**Data shown**
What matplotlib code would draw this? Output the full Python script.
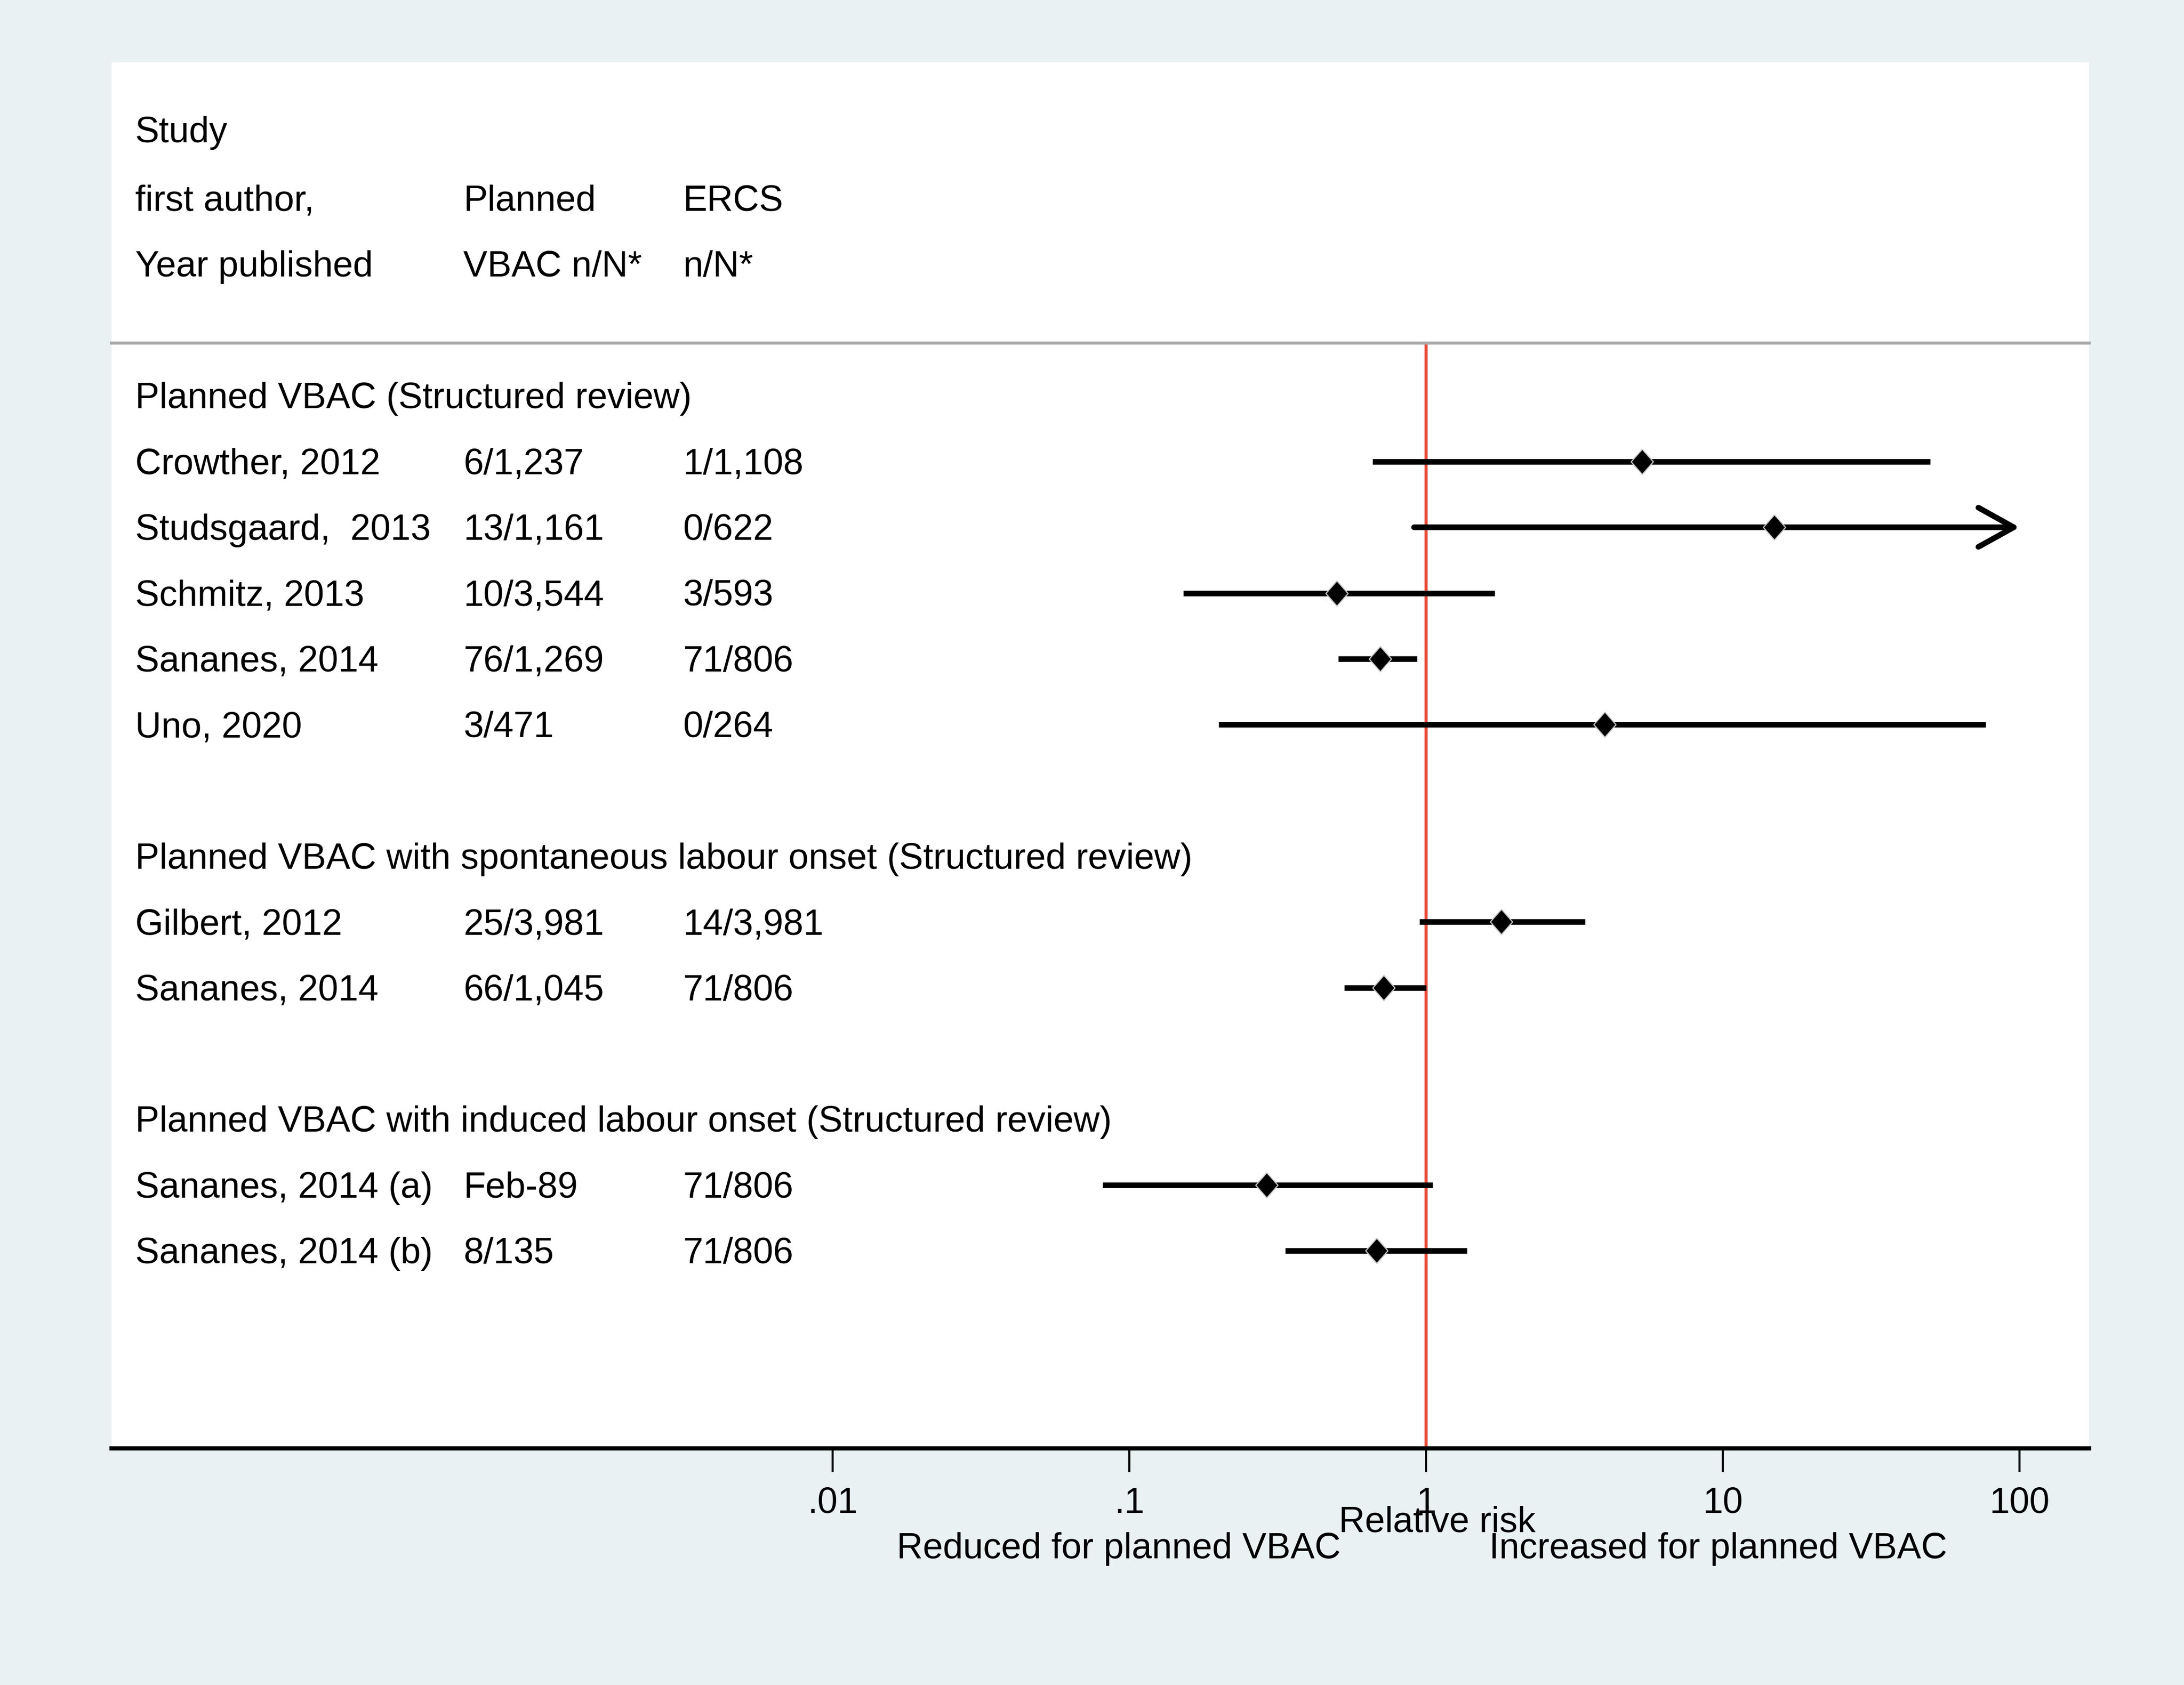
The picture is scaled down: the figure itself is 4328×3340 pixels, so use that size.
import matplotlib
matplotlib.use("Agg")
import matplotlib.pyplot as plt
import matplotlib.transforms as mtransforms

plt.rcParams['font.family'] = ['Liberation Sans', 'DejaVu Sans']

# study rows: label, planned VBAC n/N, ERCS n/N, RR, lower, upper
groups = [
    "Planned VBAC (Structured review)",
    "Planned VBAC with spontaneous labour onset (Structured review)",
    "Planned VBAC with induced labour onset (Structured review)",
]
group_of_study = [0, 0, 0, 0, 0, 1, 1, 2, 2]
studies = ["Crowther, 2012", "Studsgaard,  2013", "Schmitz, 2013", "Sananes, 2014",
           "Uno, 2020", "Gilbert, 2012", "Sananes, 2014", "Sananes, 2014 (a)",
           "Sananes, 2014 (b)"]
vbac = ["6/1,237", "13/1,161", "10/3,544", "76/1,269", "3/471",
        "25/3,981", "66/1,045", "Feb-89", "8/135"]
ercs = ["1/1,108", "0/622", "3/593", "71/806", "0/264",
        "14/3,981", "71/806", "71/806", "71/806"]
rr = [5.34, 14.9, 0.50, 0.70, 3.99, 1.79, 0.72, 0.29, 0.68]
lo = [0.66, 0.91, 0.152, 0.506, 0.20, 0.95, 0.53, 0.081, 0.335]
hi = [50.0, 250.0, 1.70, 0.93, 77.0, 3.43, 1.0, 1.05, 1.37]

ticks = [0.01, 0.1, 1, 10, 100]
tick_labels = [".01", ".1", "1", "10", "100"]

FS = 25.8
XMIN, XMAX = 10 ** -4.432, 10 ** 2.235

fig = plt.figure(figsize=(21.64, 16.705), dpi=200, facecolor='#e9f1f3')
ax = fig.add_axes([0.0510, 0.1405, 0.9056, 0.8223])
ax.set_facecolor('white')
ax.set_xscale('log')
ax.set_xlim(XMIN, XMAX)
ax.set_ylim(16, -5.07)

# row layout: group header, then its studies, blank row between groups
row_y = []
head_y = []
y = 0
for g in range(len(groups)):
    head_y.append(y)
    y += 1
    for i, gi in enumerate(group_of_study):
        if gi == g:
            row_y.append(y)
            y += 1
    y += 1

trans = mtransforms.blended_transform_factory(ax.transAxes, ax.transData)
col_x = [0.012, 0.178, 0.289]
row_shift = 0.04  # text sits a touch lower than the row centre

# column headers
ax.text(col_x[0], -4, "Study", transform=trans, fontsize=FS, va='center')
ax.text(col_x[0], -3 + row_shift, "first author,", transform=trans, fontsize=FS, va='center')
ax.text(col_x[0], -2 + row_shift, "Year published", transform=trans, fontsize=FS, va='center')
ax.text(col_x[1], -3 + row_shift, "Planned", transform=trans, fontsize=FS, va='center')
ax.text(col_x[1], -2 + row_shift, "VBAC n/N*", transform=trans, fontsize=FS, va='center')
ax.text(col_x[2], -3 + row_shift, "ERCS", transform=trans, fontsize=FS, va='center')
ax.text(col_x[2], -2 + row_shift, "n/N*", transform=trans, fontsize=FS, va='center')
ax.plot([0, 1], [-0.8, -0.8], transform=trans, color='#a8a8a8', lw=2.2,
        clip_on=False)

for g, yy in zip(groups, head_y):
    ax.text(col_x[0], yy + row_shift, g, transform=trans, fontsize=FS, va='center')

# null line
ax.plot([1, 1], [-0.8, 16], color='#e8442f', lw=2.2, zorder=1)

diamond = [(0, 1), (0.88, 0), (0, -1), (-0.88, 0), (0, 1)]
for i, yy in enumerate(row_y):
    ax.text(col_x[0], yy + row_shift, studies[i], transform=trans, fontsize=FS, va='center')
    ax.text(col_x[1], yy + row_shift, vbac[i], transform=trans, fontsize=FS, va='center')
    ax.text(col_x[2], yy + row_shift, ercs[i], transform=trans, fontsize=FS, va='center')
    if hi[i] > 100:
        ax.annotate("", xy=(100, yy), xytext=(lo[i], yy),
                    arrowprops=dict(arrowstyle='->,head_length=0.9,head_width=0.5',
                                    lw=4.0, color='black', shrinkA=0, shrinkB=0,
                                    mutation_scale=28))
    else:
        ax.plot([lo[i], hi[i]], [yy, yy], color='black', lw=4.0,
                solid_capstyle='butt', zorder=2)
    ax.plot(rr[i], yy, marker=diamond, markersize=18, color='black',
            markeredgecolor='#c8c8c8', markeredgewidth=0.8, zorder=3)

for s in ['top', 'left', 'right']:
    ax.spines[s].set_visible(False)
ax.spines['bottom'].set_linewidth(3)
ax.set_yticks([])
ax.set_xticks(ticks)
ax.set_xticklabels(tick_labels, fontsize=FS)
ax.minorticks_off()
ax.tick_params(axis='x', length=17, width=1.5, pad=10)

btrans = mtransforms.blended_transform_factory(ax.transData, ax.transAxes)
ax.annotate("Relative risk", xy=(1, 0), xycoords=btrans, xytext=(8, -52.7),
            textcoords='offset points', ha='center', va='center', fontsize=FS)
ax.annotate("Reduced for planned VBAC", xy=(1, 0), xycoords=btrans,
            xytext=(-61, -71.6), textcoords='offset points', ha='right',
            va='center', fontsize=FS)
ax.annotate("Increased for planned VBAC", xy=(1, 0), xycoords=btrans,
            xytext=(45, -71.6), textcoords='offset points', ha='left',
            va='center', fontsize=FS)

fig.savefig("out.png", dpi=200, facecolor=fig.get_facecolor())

**What to produce**
Tally up how many lines in the preceding listing contain the word "matplotlib". Give nothing but the number.

**Solved problem**
5